WORK TO DO |
With pictures left out, retype the lines from the start of the records through the one that contains "120, 124.5, 127.8, 129.6, 129.8, 128.5, 126.5, 123.5]".

GIVEN ENTRIES |

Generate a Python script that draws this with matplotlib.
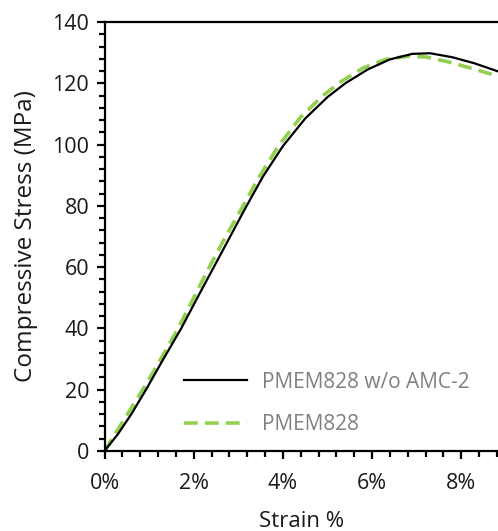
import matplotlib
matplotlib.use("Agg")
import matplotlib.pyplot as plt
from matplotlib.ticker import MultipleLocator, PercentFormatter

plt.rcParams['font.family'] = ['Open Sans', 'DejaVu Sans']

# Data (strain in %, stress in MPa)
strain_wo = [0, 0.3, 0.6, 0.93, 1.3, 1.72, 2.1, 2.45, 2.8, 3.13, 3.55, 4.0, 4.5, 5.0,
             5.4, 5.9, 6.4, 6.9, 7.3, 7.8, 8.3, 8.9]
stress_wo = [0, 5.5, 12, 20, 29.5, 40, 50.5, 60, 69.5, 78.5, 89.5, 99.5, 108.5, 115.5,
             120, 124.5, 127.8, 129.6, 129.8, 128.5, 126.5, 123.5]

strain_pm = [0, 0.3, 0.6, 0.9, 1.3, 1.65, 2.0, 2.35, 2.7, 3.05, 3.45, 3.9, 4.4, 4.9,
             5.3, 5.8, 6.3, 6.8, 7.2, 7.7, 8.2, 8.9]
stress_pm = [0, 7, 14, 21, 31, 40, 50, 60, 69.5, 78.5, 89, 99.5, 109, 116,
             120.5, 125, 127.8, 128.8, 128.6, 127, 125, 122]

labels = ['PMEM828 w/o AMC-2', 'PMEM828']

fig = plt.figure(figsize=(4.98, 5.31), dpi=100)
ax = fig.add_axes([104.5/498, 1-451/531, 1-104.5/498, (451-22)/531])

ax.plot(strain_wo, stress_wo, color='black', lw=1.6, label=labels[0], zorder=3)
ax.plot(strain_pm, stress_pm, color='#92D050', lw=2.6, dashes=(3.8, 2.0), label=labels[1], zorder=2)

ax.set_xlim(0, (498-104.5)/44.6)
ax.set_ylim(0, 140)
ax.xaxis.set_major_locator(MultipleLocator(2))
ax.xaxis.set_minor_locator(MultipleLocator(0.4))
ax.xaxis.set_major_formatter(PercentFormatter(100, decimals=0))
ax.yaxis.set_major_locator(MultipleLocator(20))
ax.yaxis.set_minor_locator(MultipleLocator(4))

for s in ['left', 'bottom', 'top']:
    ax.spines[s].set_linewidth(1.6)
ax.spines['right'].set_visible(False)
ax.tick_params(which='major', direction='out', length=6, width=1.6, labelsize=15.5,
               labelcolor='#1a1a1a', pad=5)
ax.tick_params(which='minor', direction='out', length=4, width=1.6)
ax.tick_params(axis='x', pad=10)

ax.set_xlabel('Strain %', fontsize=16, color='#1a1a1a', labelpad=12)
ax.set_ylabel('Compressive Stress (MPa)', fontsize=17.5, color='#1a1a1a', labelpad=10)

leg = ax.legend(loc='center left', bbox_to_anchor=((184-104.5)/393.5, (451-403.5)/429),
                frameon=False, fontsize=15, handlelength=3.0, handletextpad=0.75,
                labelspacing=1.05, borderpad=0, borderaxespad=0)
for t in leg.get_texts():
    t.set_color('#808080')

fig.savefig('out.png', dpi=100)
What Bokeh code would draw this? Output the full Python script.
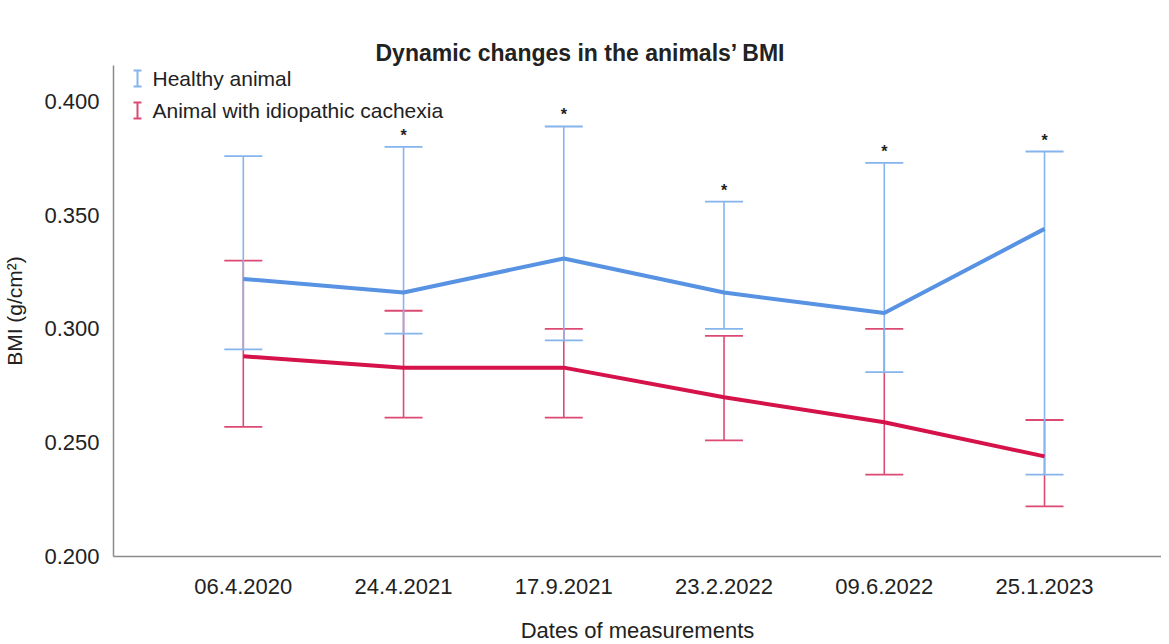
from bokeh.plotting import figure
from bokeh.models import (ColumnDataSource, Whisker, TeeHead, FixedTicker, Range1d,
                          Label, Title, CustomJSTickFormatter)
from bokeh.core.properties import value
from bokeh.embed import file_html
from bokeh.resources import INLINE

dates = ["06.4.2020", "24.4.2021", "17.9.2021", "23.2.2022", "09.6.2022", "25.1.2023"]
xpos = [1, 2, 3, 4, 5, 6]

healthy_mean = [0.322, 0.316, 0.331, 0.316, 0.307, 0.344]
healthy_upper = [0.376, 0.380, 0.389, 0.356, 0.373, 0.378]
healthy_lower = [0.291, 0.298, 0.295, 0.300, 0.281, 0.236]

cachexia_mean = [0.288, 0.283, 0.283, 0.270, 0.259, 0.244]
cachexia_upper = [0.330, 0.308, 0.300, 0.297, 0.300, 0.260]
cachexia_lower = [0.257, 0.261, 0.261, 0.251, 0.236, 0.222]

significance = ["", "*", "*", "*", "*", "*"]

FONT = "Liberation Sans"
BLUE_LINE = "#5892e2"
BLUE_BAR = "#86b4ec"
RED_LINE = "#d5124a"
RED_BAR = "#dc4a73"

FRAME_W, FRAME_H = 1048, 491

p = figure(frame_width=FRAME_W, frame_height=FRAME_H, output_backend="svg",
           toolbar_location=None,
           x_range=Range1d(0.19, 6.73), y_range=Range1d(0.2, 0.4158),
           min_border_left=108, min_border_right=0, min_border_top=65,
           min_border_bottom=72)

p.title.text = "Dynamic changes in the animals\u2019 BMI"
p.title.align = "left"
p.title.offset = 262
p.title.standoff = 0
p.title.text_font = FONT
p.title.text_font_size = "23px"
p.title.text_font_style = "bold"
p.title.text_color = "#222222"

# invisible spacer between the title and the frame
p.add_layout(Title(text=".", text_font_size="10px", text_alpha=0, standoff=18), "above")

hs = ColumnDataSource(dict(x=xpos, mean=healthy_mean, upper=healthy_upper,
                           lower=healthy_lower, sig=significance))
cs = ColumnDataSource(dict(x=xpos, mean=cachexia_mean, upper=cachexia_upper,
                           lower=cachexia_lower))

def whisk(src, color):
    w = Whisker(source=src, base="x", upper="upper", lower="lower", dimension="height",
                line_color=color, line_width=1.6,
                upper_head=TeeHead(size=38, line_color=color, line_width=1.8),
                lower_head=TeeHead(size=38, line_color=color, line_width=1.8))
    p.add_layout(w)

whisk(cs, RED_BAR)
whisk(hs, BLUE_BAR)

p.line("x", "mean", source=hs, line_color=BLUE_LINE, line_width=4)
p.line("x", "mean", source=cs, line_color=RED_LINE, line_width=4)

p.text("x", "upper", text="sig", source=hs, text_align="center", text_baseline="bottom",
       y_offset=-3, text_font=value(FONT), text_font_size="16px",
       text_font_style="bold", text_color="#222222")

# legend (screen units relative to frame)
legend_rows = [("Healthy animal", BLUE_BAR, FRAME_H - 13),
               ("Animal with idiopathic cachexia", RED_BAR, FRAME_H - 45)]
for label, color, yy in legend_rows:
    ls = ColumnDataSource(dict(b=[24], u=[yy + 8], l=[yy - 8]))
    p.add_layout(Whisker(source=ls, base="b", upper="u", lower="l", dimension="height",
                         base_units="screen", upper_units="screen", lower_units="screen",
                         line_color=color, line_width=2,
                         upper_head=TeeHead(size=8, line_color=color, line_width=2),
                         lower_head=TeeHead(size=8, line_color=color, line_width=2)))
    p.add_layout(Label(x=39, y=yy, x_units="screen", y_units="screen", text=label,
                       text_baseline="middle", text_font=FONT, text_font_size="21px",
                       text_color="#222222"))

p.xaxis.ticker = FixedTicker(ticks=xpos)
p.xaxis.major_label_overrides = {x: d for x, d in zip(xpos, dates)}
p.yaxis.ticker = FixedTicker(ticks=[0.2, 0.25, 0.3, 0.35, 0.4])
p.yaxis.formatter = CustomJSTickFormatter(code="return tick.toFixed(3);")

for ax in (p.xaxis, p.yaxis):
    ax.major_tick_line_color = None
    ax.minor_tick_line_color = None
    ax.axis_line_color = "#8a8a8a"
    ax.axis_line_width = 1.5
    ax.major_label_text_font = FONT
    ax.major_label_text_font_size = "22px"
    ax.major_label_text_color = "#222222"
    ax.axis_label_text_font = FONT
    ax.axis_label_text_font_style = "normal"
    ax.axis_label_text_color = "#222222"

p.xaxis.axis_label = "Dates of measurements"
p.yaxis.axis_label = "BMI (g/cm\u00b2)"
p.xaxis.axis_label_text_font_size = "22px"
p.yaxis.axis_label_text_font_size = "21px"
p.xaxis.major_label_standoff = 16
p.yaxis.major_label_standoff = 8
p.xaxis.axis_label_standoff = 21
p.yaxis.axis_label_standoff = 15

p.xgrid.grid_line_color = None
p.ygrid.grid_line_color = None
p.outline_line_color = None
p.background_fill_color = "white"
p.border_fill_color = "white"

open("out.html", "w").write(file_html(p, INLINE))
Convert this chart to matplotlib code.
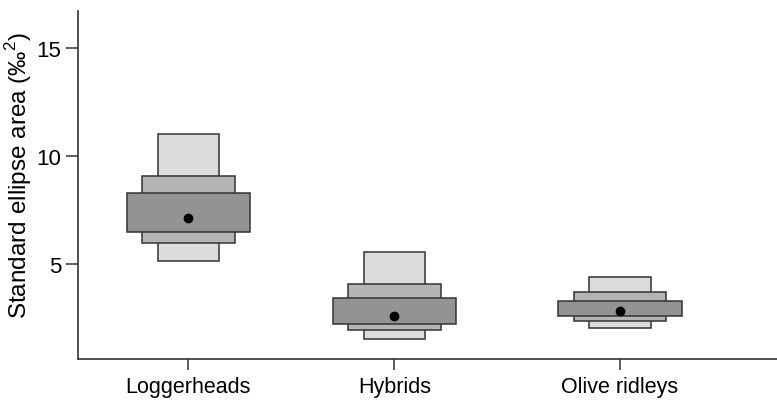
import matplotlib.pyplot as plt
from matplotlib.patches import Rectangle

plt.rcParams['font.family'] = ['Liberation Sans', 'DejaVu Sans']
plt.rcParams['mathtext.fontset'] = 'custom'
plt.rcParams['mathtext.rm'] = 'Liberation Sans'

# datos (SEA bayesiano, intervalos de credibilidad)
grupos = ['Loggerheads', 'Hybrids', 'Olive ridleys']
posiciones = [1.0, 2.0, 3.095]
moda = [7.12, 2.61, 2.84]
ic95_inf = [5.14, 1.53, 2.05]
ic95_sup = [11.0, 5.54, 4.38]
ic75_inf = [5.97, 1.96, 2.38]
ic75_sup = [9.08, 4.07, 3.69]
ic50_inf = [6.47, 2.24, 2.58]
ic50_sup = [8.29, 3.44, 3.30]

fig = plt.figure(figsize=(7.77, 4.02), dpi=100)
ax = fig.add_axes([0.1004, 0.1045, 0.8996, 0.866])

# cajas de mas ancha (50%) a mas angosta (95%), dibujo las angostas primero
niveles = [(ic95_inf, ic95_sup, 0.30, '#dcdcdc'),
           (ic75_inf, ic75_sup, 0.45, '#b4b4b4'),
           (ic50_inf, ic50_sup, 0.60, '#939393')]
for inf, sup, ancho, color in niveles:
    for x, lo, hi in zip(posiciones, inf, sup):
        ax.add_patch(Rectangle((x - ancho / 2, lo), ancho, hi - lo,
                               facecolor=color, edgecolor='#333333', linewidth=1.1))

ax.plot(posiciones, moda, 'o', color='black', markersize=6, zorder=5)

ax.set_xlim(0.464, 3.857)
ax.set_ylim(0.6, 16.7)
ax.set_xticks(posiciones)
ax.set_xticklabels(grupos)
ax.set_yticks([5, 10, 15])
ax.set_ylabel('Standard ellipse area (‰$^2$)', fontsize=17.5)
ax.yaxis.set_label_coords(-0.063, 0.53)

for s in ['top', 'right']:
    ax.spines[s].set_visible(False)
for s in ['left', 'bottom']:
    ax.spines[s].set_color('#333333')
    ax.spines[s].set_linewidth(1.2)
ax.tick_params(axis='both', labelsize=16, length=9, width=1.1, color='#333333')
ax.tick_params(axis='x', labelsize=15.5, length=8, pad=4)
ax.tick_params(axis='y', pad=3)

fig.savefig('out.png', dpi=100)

OUTPUT FOR THIS EXERCISE |
Generate a Python script that draws this with matplotlib.
import matplotlib
matplotlib.use("Agg")
import matplotlib.pyplot as plt
from matplotlib.ticker import MultipleLocator, PercentFormatter

plt.rcParams['font.family'] = ['Open Sans', 'DejaVu Sans']

# Data (strain in %, stress in MPa)
strain_wo = [0, 0.3, 0.6, 0.93, 1.3, 1.72, 2.1, 2.45, 2.8, 3.13, 3.55, 4.0, 4.5, 5.0,
             5.4, 5.9, 6.4, 6.9, 7.3, 7.8, 8.3, 8.9]
stress_wo = [0, 5.5, 12, 20, 29.5, 40, 50.5, 60, 69.5, 78.5, 89.5, 99.5, 108.5, 115.5,
             120, 124.5, 127.8, 129.6, 129.8, 128.5, 126.5, 123.5]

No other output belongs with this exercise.